Dans l’univers du renseignement, une taupe court trois risques ; celui, peu fré­quent, d’être pris en flagrant délit ; celui d’être démasqué par un agent infiltré dans son propre camp ; ou celui d’être victime d’une indiscrétion, générale­ ment la divulgation d’informations per­mettant de remonter jusqu’à leur sour­ce. Pour éviter ce risque, la CIA remet séparément au président Obama les rapports de Smolenkov, au lieu de les intégrer à la synthèse quotidienne du renseignement.

Mais cette précaution devient soudain inutile avec l’arrivée de Donald Trump à la Maison-Blanche en janvier 2017. La CIA s’inquiète très vite de la légèreté avec laquelle le nouveau président traite les informations confidentielles, ainsi que de ses rapports cordiaux avec Vladi­mir Poutine et les Russes. En mai de la même année, lorsqu’il reçoit à la Mai­son-Blanche le ministre russe des Affaires étrangères Sergueï Lavrov et l’am­bassadeur de Russie à Washington, Trump mentionne dans la discussion des informations ultrasecrètes sur l’État is­lamique en Syrie, pourtant classifiées au point de n’être même pas partagées avec les pays alliés. Pour Smolenkov, le dan­ger vient dorénavant du plus haut ni­ veau de l’appareil d’État américain. La CIA juge que le risque est trop grand devoir son agent involontairement démas­qué par le président. La décision est prise de l’exfiltrer.

Smolenkov refuse d’abord, faisant craindre aux Américains qu’ils sont vic­times d’un agent double. Mais à la deuxième proposition, il accepte de quitter la Russie. En juin 2017, Oleg Smolenkov, sa femme, Antonina, et leurs trois enfants partent en vacances au Monténégro. Ils disparaissent sans
laisser de traces. Du jour au lendemain, leurs comptes sur les réseaux sociaux deviennent muets. La Russie ouvre une enquête pour meurtre, avant de refermer le dossier faute d’éléments. Pen­dant deux ans, les Smolenkov semblent s’être volatilisés.

La suite est plus étrange. Aussitôt après les révélations de CNN, son nom est rendu public par le quotidien russe Kommersant. Après une rapide recher­che, des journalistes américains décou­vrent qu’un certain Oleg Smolenkov vit avec sa femme et ses enfants dans une maison cossue à Stafford, en Virginie. Sur les lieux, les journalistes sont ac­cueillis par des agents du gouvernement américain en civil. Selon les voisins, la famille a disparu précipitamment dès lundi soir, laissant des vêtements et des jouets d’enfants traîner dans le jardin.

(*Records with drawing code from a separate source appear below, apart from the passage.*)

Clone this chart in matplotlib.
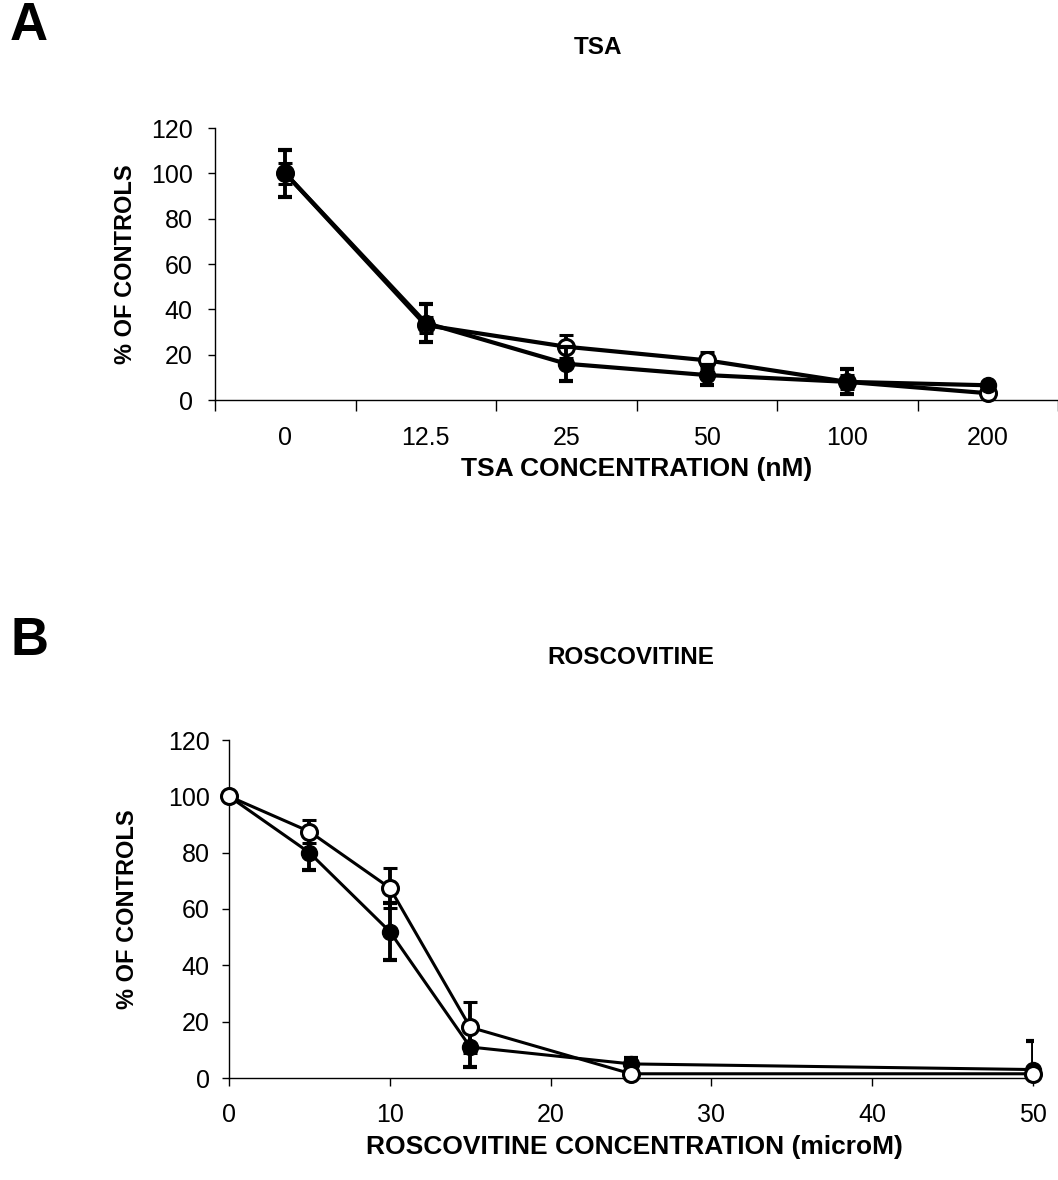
import matplotlib
matplotlib.use("Agg")
import matplotlib.pyplot as plt
import numpy as np

plt.rcParams['font.family'] = ['Liberation Sans', 'DejaVu Sans']

# Panel A data (TSA)
tsa_labels = ["0", "12.5", "25", "50", "100", "200"]
tsa_filled = [100, 34, 16, 11, 8, 6.5]
tsa_filled_err = [10.5, 8.5, 7.5, 4.5, 5.5, 0]
tsa_open = [100, 33, 23.5, 17.5, 8, 3]
tsa_open_err = [4.5, 3.5, 5, 3.5, 3, 0]

# Panel B data (Roscovitine)
rosc_conc = [0, 5, 10, 15, 25, 50]
rosc_filled = [100, 80, 52, 11, 5, 3]
rosc_filled_err = [0, 6, 10, 7, 2, 10]
rosc_open = [100, 87.5, 67.5, 18, 1.5, 1.5]
rosc_open_err = [0, 4, 7, 9, 0, 0]

yticks = [0, 20, 40, 60, 80, 100, 120]

W, H = 1058, 1180
fig = plt.figure(figsize=(W / 100, H / 100), dpi=100)

ms = 11.5
cap = 5
tick_fs = 18
ylab_fs = 17
xlab_fs = 19
title_fs = 17.5

def style_axes(ax, ypad):
    ax.spines['top'].set_visible(False)
    ax.spines['right'].set_visible(False)
    ax.spines['left'].set_linewidth(1.0)
    ax.spines['bottom'].set_linewidth(1.0)
    ax.set_ylim(0, 120)
    ax.set_yticks(yticks)
    ax.tick_params(axis='y', direction='out', length=5, width=1, labelsize=tick_fs, pad=ypad)

# Panel A
axA = fig.add_axes([215 / W, 1 - 400 / H, 843 / W, 272 / H])
style_axes(axA, 11)
xa = np.arange(len(tsa_labels))
ebA1 = axA.errorbar(xa, tsa_filled, yerr=tsa_filled_err, color='black', lw=3.0, marker='o',
                    ms=ms, mfc='black', mec='black', capsize=cap, capthick=3, elinewidth=2.8, zorder=3)
ebA2 = axA.errorbar(xa, tsa_open, yerr=tsa_open_err, color='black', lw=3.0, marker='o',
                    ms=ms, mfc='white', mec='black', mew=2.2, capsize=cap, capthick=3, elinewidth=2.8, zorder=2)
axA.plot(xa[0], tsa_filled[0], 'o', ms=ms, color='black', zorder=5)
for eb in (ebA1, ebA2):
    eb[0].set_clip_on(False)
axA.set_xlim(-0.5, len(tsa_labels) - 0.5)
axA.set_xticks(np.arange(-0.5, len(tsa_labels), 1.0))
axA.set_xticklabels([])
axA.tick_params(axis='x', which='major', direction='out', length=8, width=1)
axA.set_xticks(xa, minor=True)
axA.set_xticklabels(tsa_labels, minor=True)
axA.tick_params(axis='x', which='minor', length=0, labelsize=tick_fs, pad=19)
axA.set_xlabel("TSA CONCENTRATION (nM)", fontsize=xlab_fs, fontweight='bold')
axA.set_ylabel("% OF CONTROLS", fontsize=ylab_fs, fontweight='bold')
axA.xaxis.set_label_coords((637 - 215) / 843, (400 - 469) / 272)
axA.yaxis.set_label_coords((125 - 215) / 843, 0.5)
axA.xaxis.label.set_va('center')
axA.yaxis.label.set_va('center')

# Panel B
axB = fig.add_axes([229 / W, 1 - 1078 / H, 804 / W, 338 / H])
style_axes(axB, 9)
ebB1 = axB.errorbar(rosc_conc, rosc_filled, yerr=rosc_filled_err, color='black', lw=2.2, marker='o',
                    ms=ms, mfc='black', mec='black', capsize=cap, capthick=3, elinewidth=2.8, zorder=2)
ebB2 = axB.errorbar(rosc_conc, rosc_open, yerr=rosc_open_err, color='black', lw=2.2, marker='o',
                    ms=ms, mfc='white', mec='black', mew=2.2, capsize=cap, capthick=3, elinewidth=2.8, zorder=3)
for eb in (ebB1, ebB2):
    eb[0].set_clip_on(False)
axB.set_xlim(0, 50)
axB.set_xticks([0, 10, 20, 30, 40, 50])
axB.tick_params(axis='x', direction='out', length=6, width=1, labelsize=tick_fs, pad=12)
axB.set_xlabel("ROSCOVITINE CONCENTRATION (microM)", fontsize=xlab_fs, fontweight='bold')
axB.set_ylabel("% OF CONTROLS", fontsize=ylab_fs, fontweight='bold')
axB.xaxis.set_label_coords((634 - 229) / 804, (1078 - 1147) / 338)
axB.yaxis.set_label_coords((127 - 229) / 804, 0.5)
axB.xaxis.label.set_va('center')
axB.yaxis.label.set_va('center')

# Titles
fig.text(598 / W, 1 - 48 / H, "TSA", fontsize=title_fs, fontweight='bold', ha='center', va='center')
fig.text(631 / W, 1 - 657 / H, "ROSCOVITINE", fontsize=title_fs, fontweight='bold', ha='center', va='center')

# Panel letters
fig.text(10 / W, 1 - 40 / H, "A", fontsize=38, fontweight='bold', ha='left', va='baseline')
fig.text(10 / W, 1 - 655 / H, "B", fontsize=38, fontweight='bold', ha='left', va='baseline')

fig.savefig("out.png", dpi=100)
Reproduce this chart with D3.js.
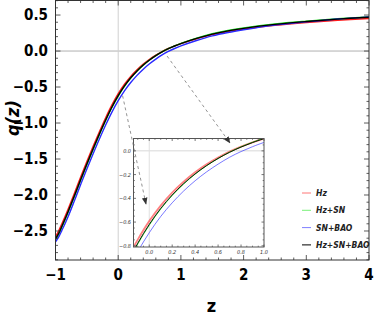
<!DOCTYPE html>
<html>
<head>
<meta charset="utf-8">
<script src="https://cdn.jsdelivr.net/npm/d3@7"></script>
<style>
  body { margin: 0; background: #fff; }
  svg text { font-family: "Liberation Sans Narrow", "Arial Narrow", "DejaVu Sans Condensed", sans-serif; }
</style>
</head>
<body>
<svg id="chart" width="374" height="319"></svg>
<script>
// redshift grid
var zVals = [-1, -0.97, -0.94, -0.9, -0.85, -0.8, -0.7, -0.6, -0.5, -0.4, -0.3, -0.2, -0.1, 0,
  0.1, 0.2, 0.3, 0.4, 0.5, 0.6, 0.7, 0.8, 0.9, 1.0, 1.25, 1.5, 1.75, 2, 2.5, 3, 3.5, 4];

// q(z) for each data combination
var qHz = [-2.58, -2.532, -2.48, -2.402, -2.302, -2.197, -1.978, -1.753, -1.533, -1.323, -1.12, -0.926, -0.748, -0.592,
  -0.461, -0.352, -0.26, -0.181, -0.114, -0.057, -0.007, 0.035, 0.071, 0.103, 0.17, 0.228, 0.272, 0.305, 0.357, 0.396, 0.427, 0.452];
var qHzSN = [-2.625, -2.578, -2.527, -2.449, -2.349, -2.244, -2.024, -1.799, -1.578, -1.367, -1.162, -0.966, -0.785, -0.626,
  -0.49, -0.376, -0.279, -0.196, -0.125, -0.064, -0.011, 0.034, 0.072, 0.106, 0.18, 0.241, 0.286, 0.321, 0.376, 0.415, 0.448, 0.474];
var qSNBAO = [-2.65, -2.612, -2.567, -2.495, -2.403, -2.303, -2.083, -1.858, -1.638, -1.428, -1.223, -1.028, -0.848, -0.69,
  -0.553, -0.438, -0.338, -0.252, -0.177, -0.112, -0.054, -0.006, 0.035, 0.071, 0.146, 0.21, 0.257, 0.295, 0.36, 0.405, 0.445, 0.475];
var qAll = [-2.61, -2.565, -2.515, -2.438, -2.338, -2.233, -2.013, -1.788, -1.568, -1.358, -1.153, -0.958, -0.778, -0.62,
  -0.485, -0.372, -0.276, -0.194, -0.124, -0.064, -0.012, 0.032, 0.07, 0.103, 0.175, 0.235, 0.28, 0.315, 0.37, 0.41, 0.443, 0.47];

var seriesNames = ["Hz", "Hz+SN", "SN+BAO", "Hz+SN+BAO"];
var seriesValues = [qHz, qHzSN, qSNBAO, qAll];
var seriesColors = ["#ff1a1a", "#1ee61e", "#2a2aff", "#000000"];

var xTicks = [-1, 0, 1, 2, 3, 4];
var yTicks = [0.5, 0.0, -0.5, -1.0, -1.5, -2.0, -2.5];
var insetXTicks = [0.0, 0.2, 0.4, 0.6, 0.8, 1.0];
var insetYTicks = [0.0, -0.2, -0.4, -0.6, -0.8];

var svg = d3.select("svg#chart");

var x = d3.scaleLinear().domain([-1, 4]).range([55.5, 369]);
var y = d3.scaleLinear().domain([-2.903, 0.702]).range([260, 0.5]);

var series = seriesNames.map(function(n, i) {
  return { name: n, color: seriesColors[i], pts: zVals.map(function(z, j) { return [z, seriesValues[i][j]]; }) };
});

function fmtMinus(s) { return s.replace("-", "\u2212"); }

// ---- main plot ----
svg.append("clipPath").attr("id", "mainclip").append("rect")
  .attr("x", x(-1)).attr("y", 0.5).attr("width", x(4) - x(-1)).attr("height", 259.5);

// axis lines through origin
svg.append("line").attr("x1", x(-1)).attr("x2", x(4)).attr("y1", y(0)).attr("y2", y(0))
  .attr("stroke", "#b0b0b0").attr("stroke-width", 1);
svg.append("line").attr("x1", x(0)).attr("x2", x(0)).attr("y1", 0.5).attr("y2", 260)
  .attr("stroke", "#d0d0d0").attr("stroke-width", 1);

var line = d3.line().x(d => x(d[0])).y(d => y(d[1])).curve(d3.curveCatmullRom);

svg.append("g").attr("clip-path", "url(#mainclip)")
  .selectAll("path").data(series).enter().append("path")
  .attr("d", d => line(d.pts))
  .attr("fill", "none")
  .attr("stroke", d => d.color)
  .attr("stroke-width", 1.4);

// frame + ticks
function drawFrame(g, xs, ys, xMajor, xMinor, yMajor, yMinor, tl, tm, col) {
  var x0 = xs.range()[0], x1 = xs.range()[1], y0 = ys.range()[1], y1 = ys.range()[0];
  g.append("rect").attr("x", x0).attr("y", y0).attr("width", x1 - x0).attr("height", y1 - y0)
    .attr("fill", "none").attr("stroke", col).attr("stroke-width", 1);
  xMajor.concat(xMinor).forEach(function(v, i) {
    var L = i < xMajor.length ? tl : tm;
    g.append("line").attr("x1", xs(v)).attr("x2", xs(v)).attr("y1", y1).attr("y2", y1 - L).attr("stroke", col).attr("stroke-width", 0.8);
    g.append("line").attr("x1", xs(v)).attr("x2", xs(v)).attr("y1", y0).attr("y2", y0 + L).attr("stroke", col).attr("stroke-width", 0.8);
  });
  yMajor.concat(yMinor).forEach(function(v, i) {
    var L = i < yMajor.length ? tl : tm;
    g.append("line").attr("y1", ys(v)).attr("y2", ys(v)).attr("x1", x0).attr("x2", x0 + L).attr("stroke", col).attr("stroke-width", 0.8);
    g.append("line").attr("y1", ys(v)).attr("y2", ys(v)).attr("x1", x1).attr("x2", x1 - L).attr("stroke", col).attr("stroke-width", 0.8);
  });
}

var mainFrame = svg.append("g");
var xMinor = d3.range(-1, 4.001, 0.2).filter(v => Math.abs(v - Math.round(v)) > 1e-6);
var yMinor = d3.range(-2.9, 0.71, 0.1).filter(v => Math.abs(v * 2 - Math.round(v * 2)) > 1e-6);
drawFrame(mainFrame, x, y, xTicks, xMinor, yTicks, yMinor, 5, 2.5, "#333");

svg.append("g").selectAll("text").data(xTicks).enter().append("text")
  .attr("x", d => x(d)).attr("y", 280)
  .attr("text-anchor", "middle")
  .attr("font-size", 15).attr("font-weight", "bold")
  .text(d => fmtMinus(String(d)));

svg.append("g").selectAll("text").data(yTicks).enter().append("text")
  .attr("x", 48).attr("y", d => y(d) + 5)
  .attr("text-anchor", "end")
  .attr("font-size", 15).attr("font-weight", "bold")
  .text(d => fmtMinus(d.toFixed(1)));

svg.append("text").attr("x", 211.5).attr("y", 312)
  .attr("text-anchor", "middle").attr("font-size", 18).attr("font-weight", "bold")
  .text("z");

svg.append("text").attr("transform", "translate(19,118) rotate(-90)")
  .attr("text-anchor", "middle").attr("font-size", 18).attr("font-weight", "bold").attr("font-style", "italic")
  .text("q(z)");

// ---- inset ----
var ix = d3.scaleLinear().domain([-0.137, 1.0]).range([133.5, 264]);
var iy = d3.scaleLinear().domain([-0.81, 0.104]).range([247, 138.5]);

var inset = svg.append("g");
inset.append("rect").attr("x", 133.5).attr("y", 138.5).attr("width", 130.5).attr("height", 108.5).attr("fill", "#fff");
inset.append("line").attr("x1", ix(-0.137)).attr("x2", ix(1)).attr("y1", iy(0)).attr("y2", iy(0))
  .attr("stroke", "#d8d8d8").attr("stroke-width", 1);
inset.append("line").attr("x1", ix(0)).attr("x2", ix(0)).attr("y1", 138.5).attr("y2", 247)
  .attr("stroke", "#e0e0e0").attr("stroke-width", 1);

svg.append("clipPath").attr("id", "insetclip").append("rect")
  .attr("x", 133.5).attr("y", 138.5).attr("width", 130.5).attr("height", 108.5);

var iline = d3.line().x(d => ix(d[0])).y(d => iy(d[1])).curve(d3.curveCatmullRom);
inset.append("g").attr("clip-path", "url(#insetclip)")
  .selectAll("path").data(series).enter().append("path")
  .attr("d", d => iline(d.pts.filter(p => p[0] >= -0.3 && p[0] <= 1.25)))
  .attr("fill", "none")
  .attr("stroke", d => d.color)
  .attr("stroke-opacity", (d, i) => i == 0 ? 0.55 : (i == 2 ? 0.7 : 1))
  .attr("stroke-width", (d, i) => i == 0 ? 1.8 : 0.9);

var ixMinor = d3.range(-0.1, 1.0, 0.05).filter(v => Math.abs(v * 5 - Math.round(v * 5)) > 1e-6);
var iyMinor = d3.range(-0.8, 0.1, 0.05).filter(v => Math.abs(v * 5 - Math.round(v * 5)) > 1e-6);
drawFrame(inset, ix, iy, insetXTicks, ixMinor, insetYTicks, iyMinor, 2.5, 1.3, "#555");

inset.append("g").selectAll("text").data(insetXTicks).enter().append("text")
  .attr("x", d => ix(d)).attr("y", 254)
  .attr("text-anchor", "middle").attr("font-size", 5.5).attr("font-style", "italic").attr("fill", "#333")
  .text(d => d.toFixed(1));
inset.append("g").selectAll("text").data(insetYTicks).enter().append("text")
  .attr("x", 131).attr("y", d => iy(d) + 2)
  .attr("text-anchor", "end").attr("font-size", 5.5).attr("font-style", "italic").attr("fill", "#333")
  .text(d => fmtMinus(d.toFixed(1)));

// ---- dashed zoom arrows (drawn over the inset) ----
var defs = svg.append("defs");
defs.append("marker").attr("id", "ah").attr("viewBox", "0 0 10 10")
  .attr("refX", 9).attr("refY", 5).attr("markerWidth", 7).attr("markerHeight", 7)
  .attr("orient", "auto").attr("markerUnits", "userSpaceOnUse")
  .append("path").attr("d", "M0,1 L10,5 L0,9 Z").attr("fill", "#333");

var arrows = [
  { from: [0.78, -0.07], to: [230, 143] },
  { from: [0.07, -0.62], to: [146, 204] }
];
svg.append("g").selectAll("line").data(arrows).enter().append("line")
  .attr("x1", d => x(d.from[0])).attr("y1", d => y(d.from[1]))
  .attr("x2", d => d.to[0]).attr("y2", d => d.to[1])
  .attr("stroke", "#777").attr("stroke-width", 0.8)
  .attr("stroke-dasharray", "3,3")
  .attr("marker-end", "url(#ah)");

// ---- legend ----
var legend = svg.append("g").selectAll("g").data(series).enter().append("g")
  .attr("transform", (d, i) => "translate(302," + (193 + i * 17.3) + ")");
legend.append("line").attr("x1", 0).attr("x2", 9).attr("y1", 0).attr("y2", 0)
  .attr("stroke", d => d.color).attr("stroke-width", 1).attr("stroke-opacity", (d, i) => i == 3 ? 1 : 0.6);
legend.append("text").attr("x", 14).attr("y", 3)
  .attr("font-size", 8.5).attr("font-style", "italic").attr("font-weight", "bold").attr("fill", "#222")
  .text(d => d.name);
</script>
</body>
</html>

Comme souvent dans les affaires d’es­pionnage, les sources sont anonymes et beaucoup d’informations invérifiables. Beaucoup de questions demeurent. En particulier celle de savoir pourquoi, s’il a bien été exfiltré par la CIA, Smolenkov vivait sous sa véritable identité, à une heure de voiture de Washington, locali­sable en quelques minutes via Internet.
Ou bien la raison pour laquelle sa défection a été rendue publique deux ans après les faits, par l’une des plus grandes chaînes d’information américaines.Mais les démentis énergiques des protagonistes semblent indiquer la véracité d’une bonne partir de l’histoire de Smolenkov. Du côté américain, la CIA a aussitôt exclu avoir pu prendre la décision d’exfiltrer un espion sur la base d’un manque de confiance à l’égard du président des États-Unis. « Cette histoire est factuellement fausse », a commenté Mike Pompeo, l’actuel secrétaire d’État américain, qui fut le directeur de la CIA à l’époque des faits. Du côté russe, les officiels se sont empressés de minimiser le rôle de Smolenkov. Le porte-parole du Kremlin, Dimi tri Peskov, a confirmé que l’espion avait bien travaillé au sein de l’administration présidentielle, mais démenti que ça été « au plus haut niveau », c’est-à-dire à un poste dont les titulaires sont nommés par le président et qui ont directement accès à lui. Il a ajouté, sans préciser la date, que Smolenkov avait été démis de ses fonctions dans l’administration présidentielle. « Toutes ces spéculations dans les médias américains, selon les quelles quelqu'un aurait exfiltré quelqu'un et ainsi de suite, relèvent du romanà sensation, a dit Peskov. Nous les leur laissons... Le contre-espionnage russe fonctionne parfaitement.